DIRECTION: Leave the pictures out and quote every line from the start of the listing to the line with "plt.rcParams['font.family'] = ['TeX", inclusive.

-- Start of SOURCE MATERIAL --

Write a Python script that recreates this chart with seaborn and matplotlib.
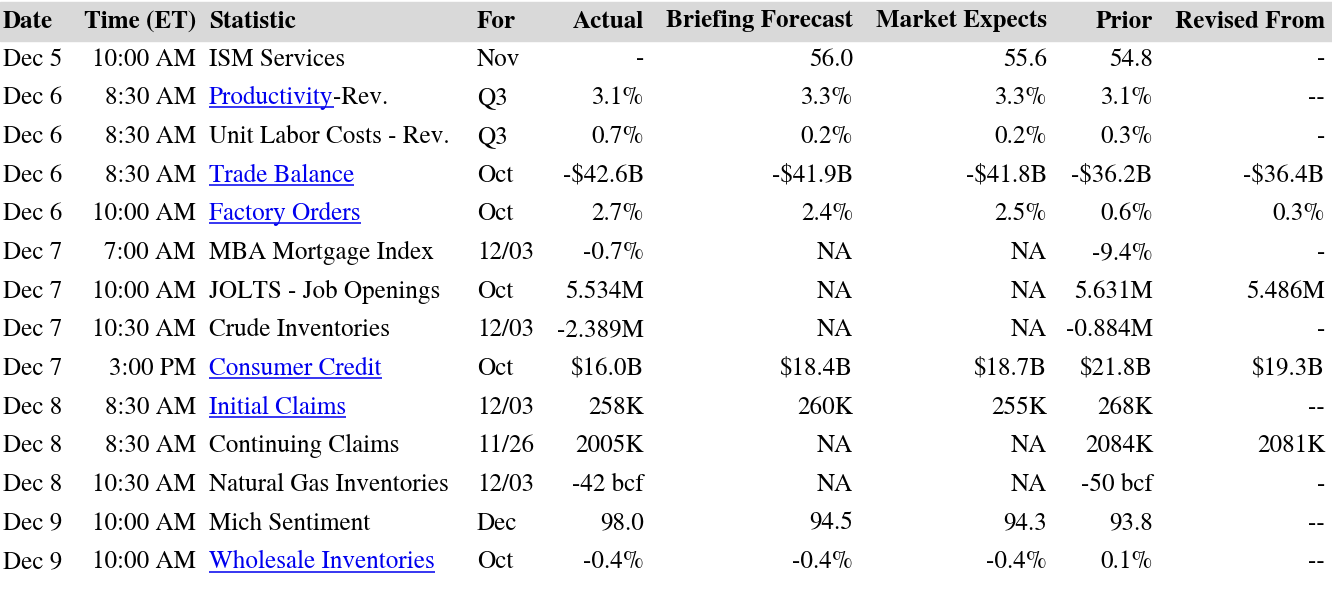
import matplotlib
matplotlib.use("Agg")
import matplotlib.pyplot as plt
from matplotlib import font_manager
from matplotlib.font_manager import FontProperties
import seaborn as sns

sns.set_theme(style="white")
plt.rcParams['font.family'] = ['TeX Gyre Termes', 'Liberation Serif', 'DejaVu Serif']

headers = ["Date", "Time (ET)", "Statistic", "For", "Actual", "Briefing Forecast",
           "Market Expects", "Prior", "Revised From"]
dates = ["Dec 5", "Dec 6", "Dec 6", "Dec 6", "Dec 6", "Dec 7", "Dec 7", "Dec 7", "Dec 7",
         "Dec 8", "Dec 8", "Dec 8", "Dec 9", "Dec 9"]
times = ["10:00 AM", "8:30 AM", "8:30 AM", "8:30 AM", "10:00 AM", "7:00 AM", "10:00 AM",
         "10:30 AM", "3:00 PM", "8:30 AM", "8:30 AM", "10:30 AM", "10:00 AM", "10:00 AM"]
statistics = ["ISM Services", "Productivity", "Unit Labor Costs - Rev.", "Trade Balance",
              "Factory Orders", "MBA Mortgage Index", "JOLTS - Job Openings",
              "Crude Inventories", "Consumer Credit", "Initial Claims", "Continuing Claims",
              "Natural Gas Inventories", "Mich Sentiment", "Wholesale Inventories"]
stat_suffix = ["", "-Rev.", "", "", "", "", "", "", "", "", "", "", "", ""]
linked = [False, True, False, True, True, False, False, False, True, True, False, False,
          False, True]
periods = ["Nov", "Q3", "Q3", "Oct", "Oct", "12/03", "Oct", "12/03", "Oct", "12/03",
           "11/26", "12/03", "Dec", "Oct"]
actual = ["-", "3.1%", "0.7%", "-$42.6B", "2.7%", "-0.7%", "5.534M", "-2.389M", "$16.0B",
          "258K", "2005K", "-42 bcf", "98.0", "-0.4%"]
briefing = ["56.0", "3.3%", "0.2%", "-$41.9B", "2.4%", "NA", "NA", "NA", "$18.4B", "260K",
            "NA", "NA", "94.5", "-0.4%"]
market = ["55.6", "3.3%", "0.2%", "-$41.8B", "2.5%", "NA", "NA", "NA", "$18.7B", "255K",
          "NA", "NA", "94.3", "-0.4%"]
prior = ["54.8", "3.1%", "0.3%", "-$36.2B", "0.6%", "-9.4%", "5.631M", "-0.884M", "$21.8B",
         "268K", "2084K", "-50 bcf", "93.8", "0.1%"]
revised = ["-", "--", "-", "-$36.4B", "0.3%", "-", "5.486M", "-", "$19.3B", "--", "2081K",
           "-", "--", "--"]


def find_font(families, bold):
    for family in families:
        cands = [f for f in font_manager.fontManager.ttflist
                 if f.name == family and f.style == "normal"]
        if bold:
            cands = [f for f in cands if (f.weight in ("bold", 700) or
                                          (isinstance(f.weight, int) and f.weight >= 600))]
        else:
            cands = [f for f in cands if f.weight in ("normal", "regular", "book", 400)]
        if cands:
            return cands[0].fname
    return None


FS = 18.1
fams = ["TeX Gyre Termes", "Liberation Serif", "FreeSerif"]
reg_path = find_font(fams, False)
bold_path = find_font(fams, True)
fp_reg = FontProperties(fname=reg_path, size=FS) if reg_path else \
    FontProperties(family="serif", size=FS)
fp_bold = FontProperties(fname=bold_path, size=FS) if bold_path else \
    FontProperties(family="serif", weight="bold", size=FS)

W, H = 1332, 590
fig = plt.figure(figsize=(W / 100, H / 100), dpi=100)
ax = fig.add_axes([0, 0, 1, 1])
ax.set_xlim(0, W)
ax.set_ylim(H, 0)
ax.axis("off")

# header band
ax.axhspan(2, 40.5, color="#d9d9d9", zorder=0)

LINK = "#0000ee"
cols = [(3, "left"), (196, "right"), (209, "left"), (477, "left"), (644, "right"),
        (853, "right"), (1047, "right"), (1153, "right"), (1325, "right")]

header_base = 27.5
for (x, ha), h in zip(cols, headers):
    ax.text(x, header_base, h, ha=ha, va="baseline", fontproperties=fp_bold,
            color="black")

row0 = 65.5
step = 38.68
fig.canvas.draw()
renderer = fig.canvas.get_renderer()
inv = ax.transData.inverted()

columns = [dates, times, None, periods, actual, briefing, market, prior, revised]
for i in range(len(dates)):
    y = row0 + i * step
    for (x, ha), data in zip(cols, columns):
        if data is None:
            color = LINK if linked[i] else "black"
            t = ax.text(x, y, statistics[i], ha="left", va="baseline",
                        fontproperties=fp_reg, color=color)
            bb = t.get_window_extent(renderer=renderer)
            (x0, _), (x1, _) = inv.transform([(bb.x0, bb.y0), (bb.x1, bb.y1)])
            if linked[i]:
                ax.plot([x0, x1], [y + 3.2, y + 3.2], color=LINK, lw=1.1,
                        solid_capstyle="butt")
            if stat_suffix[i]:
                ax.text(x1, y, stat_suffix[i], ha="left", va="baseline",
                        fontproperties=fp_reg, color="black")
        else:
            ax.text(x, y, data[i], ha=ha, va="baseline", fontproperties=fp_reg,
                    color="black")

fig.savefig("out.png", dpi=100, facecolor="white")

-- End of SOURCE MATERIAL --

ANSWER FOR THE TASK:
Write a Python script that recreates this chart with seaborn and matplotlib.
import matplotlib
matplotlib.use("Agg")
import matplotlib.pyplot as plt
from matplotlib import font_manager
from matplotlib.font_manager import FontProperties
import seaborn as sns

sns.set_theme(style="white")
plt.rcParams['font.family'] = ['TeX Gyre Termes', 'Liberation Serif', 'DejaVu Serif']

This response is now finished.